Page One: A Year Inside the New York Times
Over the last decade the internet has become our main source for news. With the ability to be instantaneous and mostly free, newspapers have been closing their doors for good. But through it all, the New York Times stood strong, and stuck to its formula, surviving the presence of the web and continuing business as normal - well, sort of.
In Andrew Rossi's Page One: A Year Inside the New York Times, viewers are taken behind the scenes as writers, editors and printers work together to craft an unforgettable newspaper that will keep people interested, intrigued and subscribing. From unique angles on world topics to no-holds-barred investigating on national politics, the paper of all papers works hard to stay above the curve.
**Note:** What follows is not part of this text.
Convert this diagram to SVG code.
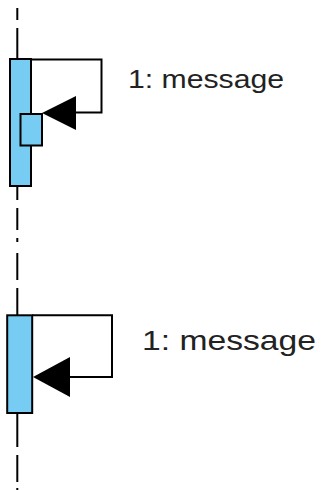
<svg xmlns="http://www.w3.org/2000/svg" width="321" height="490" viewBox="0 0 321 490">
<style>
.life{stroke:#000;stroke-width:2;fill:none}
.act{fill:#77CCF4;stroke:#000;stroke-width:2}
.msg{fill:none;stroke:#000;stroke-width:2}
.head{fill:#000;stroke:none}
.lbl{font-family:"Liberation Sans",Arial,sans-serif;fill:#222}
</style>
<g id="lifeline">
<path class="life" d="M17.3,8V20M17.3,28V50M17.3,50V59M17.3,186V200M17.3,208V230M17.3,238V242M17.3,253V280M17.3,288V315M17.3,413V423M17.3,423V447M17.3,455V482M17.3,488V490"/>
</g>
<g id="activation1">
<rect class="act" x="10" y="59" width="21" height="127"/>
<rect class="act" x="20.5" y="114" width="21.5" height="31.5"/>
</g>
<g id="activation2">
<rect class="act" x="7.2" y="315.3" width="25" height="97.7"/>
</g>
<g id="connectors">
<path class="msg" d="M31,59.5H101.5V112.5H70"/>
<polygon class="head" points="42,113 76,96 76,130"/>
<path class="msg" d="M32.2,315.3H112V377H65"/>
<polygon class="head" points="33,377 70,357 70,397"/>
</g>
<g id="label1">
<text class="lbl" x="128" y="88" font-size="26" textLength="156" lengthAdjust="spacingAndGlyphs">1: message</text>
</g>
<g id="label2">
<text class="lbl" x="142" y="350" font-size="28" textLength="174" lengthAdjust="spacingAndGlyphs">1: message</text>
</g>
</svg>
In this sense, the film proved acceptable.
Yet, in hindsight, I was still disappointed with what I saw. For one, the film is titled 'a year inside the New York Times.' In the film, we never get dates, we never know how much time has passed, and I hardly believe that the cameras were only rolling for 365 days.
Additionally, the film focuses solely on world views, the war in Iraq and national politics. It would have been interesting to see what the newspaper was doing about sports and entertainment news, two avenues that bear the most competition from blogs, amateur websites and pirating. The absence of those issues left a hole in the film, creating more questions than answers.
I will say, director Rossi was able to capture some impressive moments within the Times building. From major conversations with potential sources to a slashing in jobs, Rossi was granted full access, allowing him to be there to capture the emotion and excitement at every twist and turn. The film is good, and I highly recommend anyone interested in journalism or the effects that social media are having on the economy to see it, I just think that at the end of the day, the film could have been ten times better than what it was.